§ **WHAT IS NEEDED**:
Please retype the data in full and exactly; the pictures are not part of the copy.

§ **DATASET SECTION**:
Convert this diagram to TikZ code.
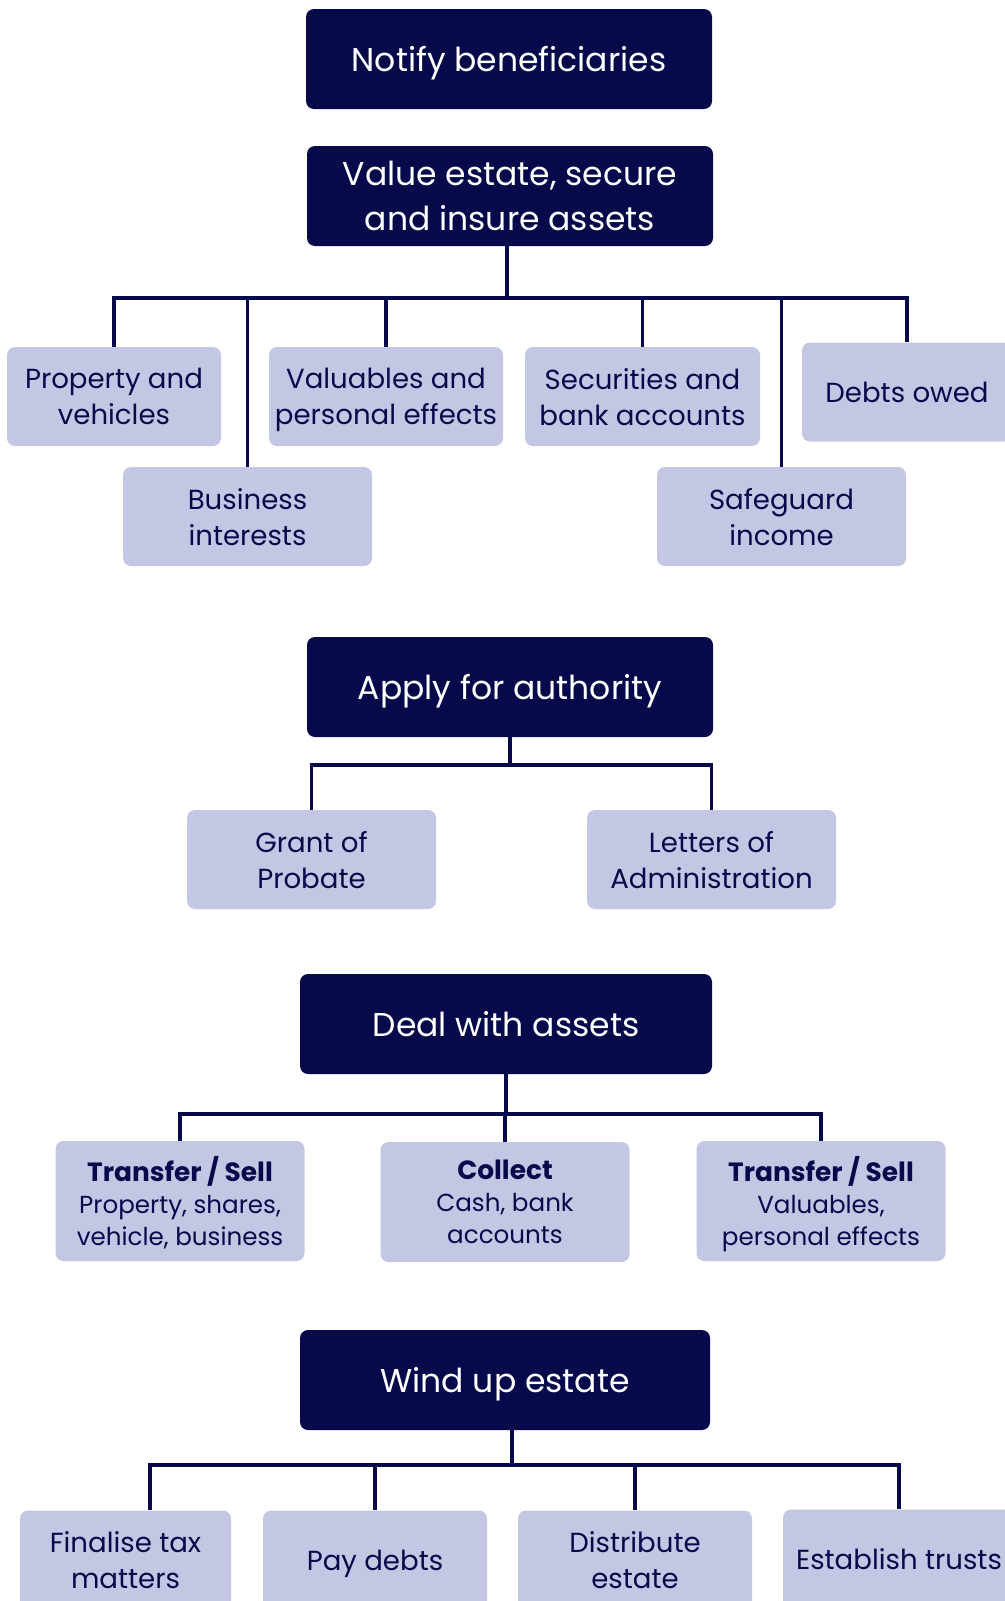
\documentclass[tikz,border=0pt]{standalone}
\usepackage{fontspec}
\setmainfont{Poppins}
\usepackage{tikz}

\definecolor{navy}{HTML}{060A4A}
\definecolor{lilac}{HTML}{C4C7E4}

\newcommand\headline[1]{{\fontsize{13.2}{17}\selectfont\bfseries #1}}

\tikzset{
  stage/.style={fill=navy, text=white, rounded corners=4pt, align=center,
    minimum width=203pt, minimum height=50pt, inner sep=0pt, text depth=0pt,
    font=\fontsize{16.5}{22.5}\selectfont},
  item/.style={fill=lilac, text=navy, rounded corners=4pt, align=center,
    minimum height=49.5pt, inner sep=0pt, text depth=0pt,
    font=\fontsize{13.8}{18}\selectfont},
  sub/.style={item, minimum height=60pt, minimum width=124.5pt,
    font=\fontsize{12.3}{16}\selectfont},
  link/.style={draw=navy, line width=1.6pt}
}

\begin{document}
\begin{tikzpicture}[x=0.5pt, y=-0.5pt]
	\useasboundingbox (0,0) rectangle (1005,1601);
	\clip (0,0) rectangle (1005,1601);
	% stages
	\node (notify) [stage] at (509,59) {Notify beneficiaries};
	\node (value) [stage] at (510,196) {Value estate, secure\\and insure assets};
	\node (apply) [stage] at (510,687) {Apply for authority};
	\node (deal) [stage, minimum width=206pt] at (506,1024) {Deal with assets};
	\node (wind) [stage, minimum width=205pt] at (505,1380) {Wind up estate};
	% assets to value
	\node (prop) [item, minimum width=107pt] at (114,396.5) {Property and\\vehicles};
	\node (biz) [item, minimum width=124.5pt] at (247.5,516.5) {Business\\interests};
	\node (valu) [item, minimum width=117pt] at (386,396.5) {Valuables and\\personal effects};
	\node (secu) [item, minimum width=117.5pt] at (642.5,396.5) {Securities and\\bank accounts};
	\node (safe) [item, minimum width=124.5pt] at (781.5,516.5) {Safeguard\\income};
	\node (debts) [item, minimum width=105pt] at (907,392) {Debts owed};
	% authority
	\node (grant) [item, minimum width=124.5pt] at (311.5,859.5) {Grant of\\Probate};
	\node (letters) [item, minimum width=124.5pt] at (711.5,859.5) {Letters of\\Administration};
	% dealing with assets
	\node (sell1) [sub] at (180,1201) {\headline{Transfer / Sell}\\Property, shares,\\vehicle, business};
	\node (collect) [sub] at (505,1202) {\headline{Collect}\\Cash, bank\\accounts};
	\node (sell2) [sub] at (821,1201) {\headline{Transfer / Sell}\\Valuables,\\personal effects};
	% winding up
	\node (tax) [item, minimum width=105.5pt] at (125.5,1560) {Finalise tax\\matters};
	\node (pay) [item, minimum width=112pt] at (375,1560) {Pay debts};
	\node (dist) [item, minimum width=117pt] at (635,1560) {Distribute\\estate};
	\node (trusts) [item, minimum width=116pt] at (899,1559) {Establish trusts};

	% bus lines
	\coordinate (bus1) at (0,298);
	\coordinate (bus2) at (0,765);
	\coordinate (bus3) at (0,1114);
	\coordinate (bus4) at (150,1465);

	\draw[link] ([xshift=-1.5pt]value.south) -- ([xshift=-1.5pt]value.south |- bus1);
	\draw[link] (prop.north) |- (debts.north |- bus1) -- (debts.north);
	\foreach \n in {biz,valu,secu,safe}
		\draw[link] (\n.north) -- (\n.north |- bus1);

	\draw[link] (apply.south) -- (apply.south |- bus2);
	\draw[link] (grant.north) |- (letters.north |- bus2) -- (letters.north);

	\draw[link] (deal.south) -- (deal.south |- bus3);
	\draw[link] (collect.north) -- (collect.north |- bus3);
	\draw[link] (sell1.north) |- (sell2.north |- bus3) -- (sell2.north);

	\draw[link] ([xshift=3.5pt]wind.south) -- ([xshift=3.5pt]wind.south |- bus4);
	\draw[link] (tax.north -| bus4) -- (bus4) -- (bus4 -| trusts.north) -- (trusts.north);
	\foreach \n in {pay,dist}
		\draw[link] (\n.north) -- (\n.north |- bus4);
\end{tikzpicture}
\end{document}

§ **REPLY**:
Convert this diagram to TikZ code.
\documentclass[tikz,border=0pt]{standalone}
\usepackage{fontspec}
\setmainfont{Poppins}
\usepackage{tikz}

\definecolor{navy}{HTML}{060A4A}
\definecolor{lilac}{HTML}{C4C7E4}

\newcommand\headline[1]{{\fontsize{13.2}{17}\selectfont\bfseries #1}}

\tikzset{
  stage/.style={fill=navy, text=white, rounded corners=4pt, align=center,
    minimum width=203pt, minimum height=50pt, inner sep=0pt, text depth=0pt,
    font=\fontsize{16.5}{22.5}\selectfont},
  item/.style={fill=lilac, text=navy, rounded corners=4pt, align=center,
    minimum height=49.5pt, inner sep=0pt, text depth=0pt,
    font=\fontsize{13.8}{18}\selectfont},
  sub/.style={item, minimum height=60pt, minimum width=124.5pt,
    font=\fontsize{12.3}{16}\selectfont},
  link/.style={draw=navy, line width=1.6pt}
}

\begin{document}
\begin{tikzpicture}[x=0.5pt, y=-0.5pt]
	\useasboundingbox (0,0) rectangle (1005,1601);
	\clip (0,0) rectangle (1005,1601);
	% stages
	\node (notify) [stage] at (509,59) {Notify beneficiaries};
	\node (value) [stage] at (510,196) {Value estate, secure\\and insure assets};
	\node (apply) [stage] at (510,687) {Apply for authority};
	\node (deal) [stage, minimum width=206pt] at (506,1024) {Deal with assets};
	\node (wind) [stage, minimum width=205pt] at (505,1380) {Wind up estate};
	% assets to value
	\node (prop) [item, minimum width=107pt] at (114,396.5) {Property and\\vehicles};
	\node (biz) [item, minimum width=124.5pt] at (247.5,516.5) {Business\\interests};
	\node (valu) [item, minimum width=117pt] at (386,396.5) {Valuables and\\personal effects};
	\node (secu) [item, minimum width=117.5pt] at (642.5,396.5) {Securities and\\bank accounts};
	\node (safe) [item, minimum width=124.5pt] at (781.5,516.5) {Safeguard\\income};
	\node (debts) [item, minimum width=105pt] at (907,392) {Debts owed};
	% authority
	\node (grant) [item, minimum width=124.5pt] at (311.5,859.5) {Grant of\\Probate};
	\node (letters) [item, minimum width=124.5pt] at (711.5,859.5) {Letters of\\Administration};
	% dealing with assets
	\node (sell1) [sub] at (180,1201) {\headline{Transfer / Sell}\\Property, shares,\\vehicle, business};
	\node (collect) [sub] at (505,1202) {\headline{Collect}\\Cash, bank\\accounts};
	\node (sell2) [sub] at (821,1201) {\headline{Transfer / Sell}\\Valuables,\\personal effects};
	% winding up
	\node (tax) [item, minimum width=105.5pt] at (125.5,1560) {Finalise tax\\matters};
	\node (pay) [item, minimum width=112pt] at (375,1560) {Pay debts};
	\node (dist) [item, minimum width=117pt] at (635,1560) {Distribute\\estate};
	\node (trusts) [item, minimum width=116pt] at (899,1559) {Establish trusts};

	% bus lines
	\coordinate (bus1) at (0,298);
	\coordinate (bus2) at (0,765);
	\coordinate (bus3) at (0,1114);
	\coordinate (bus4) at (150,1465);

	\draw[link] ([xshift=-1.5pt]value.south) -- ([xshift=-1.5pt]value.south |- bus1);
	\draw[link] (prop.north) |- (debts.north |- bus1) -- (debts.north);
	\foreach \n in {biz,valu,secu,safe}
		\draw[link] (\n.north) -- (\n.north |- bus1);

	\draw[link] (apply.south) -- (apply.south |- bus2);
	\draw[link] (grant.north) |- (letters.north |- bus2) -- (letters.north);

	\draw[link] (deal.south) -- (deal.south |- bus3);
	\draw[link] (collect.north) -- (collect.north |- bus3);
	\draw[link] (sell1.north) |- (sell2.north |- bus3) -- (sell2.north);

	\draw[link] ([xshift=3.5pt]wind.south) -- ([xshift=3.5pt]wind.south |- bus4);
	\draw[link] (tax.north -| bus4) -- (bus4) -- (bus4 -| trusts.north) -- (trusts.north);
	\foreach \n in {pay,dist}
		\draw[link] (\n.north) -- (\n.north |- bus4);
\end{tikzpicture}
\end{document}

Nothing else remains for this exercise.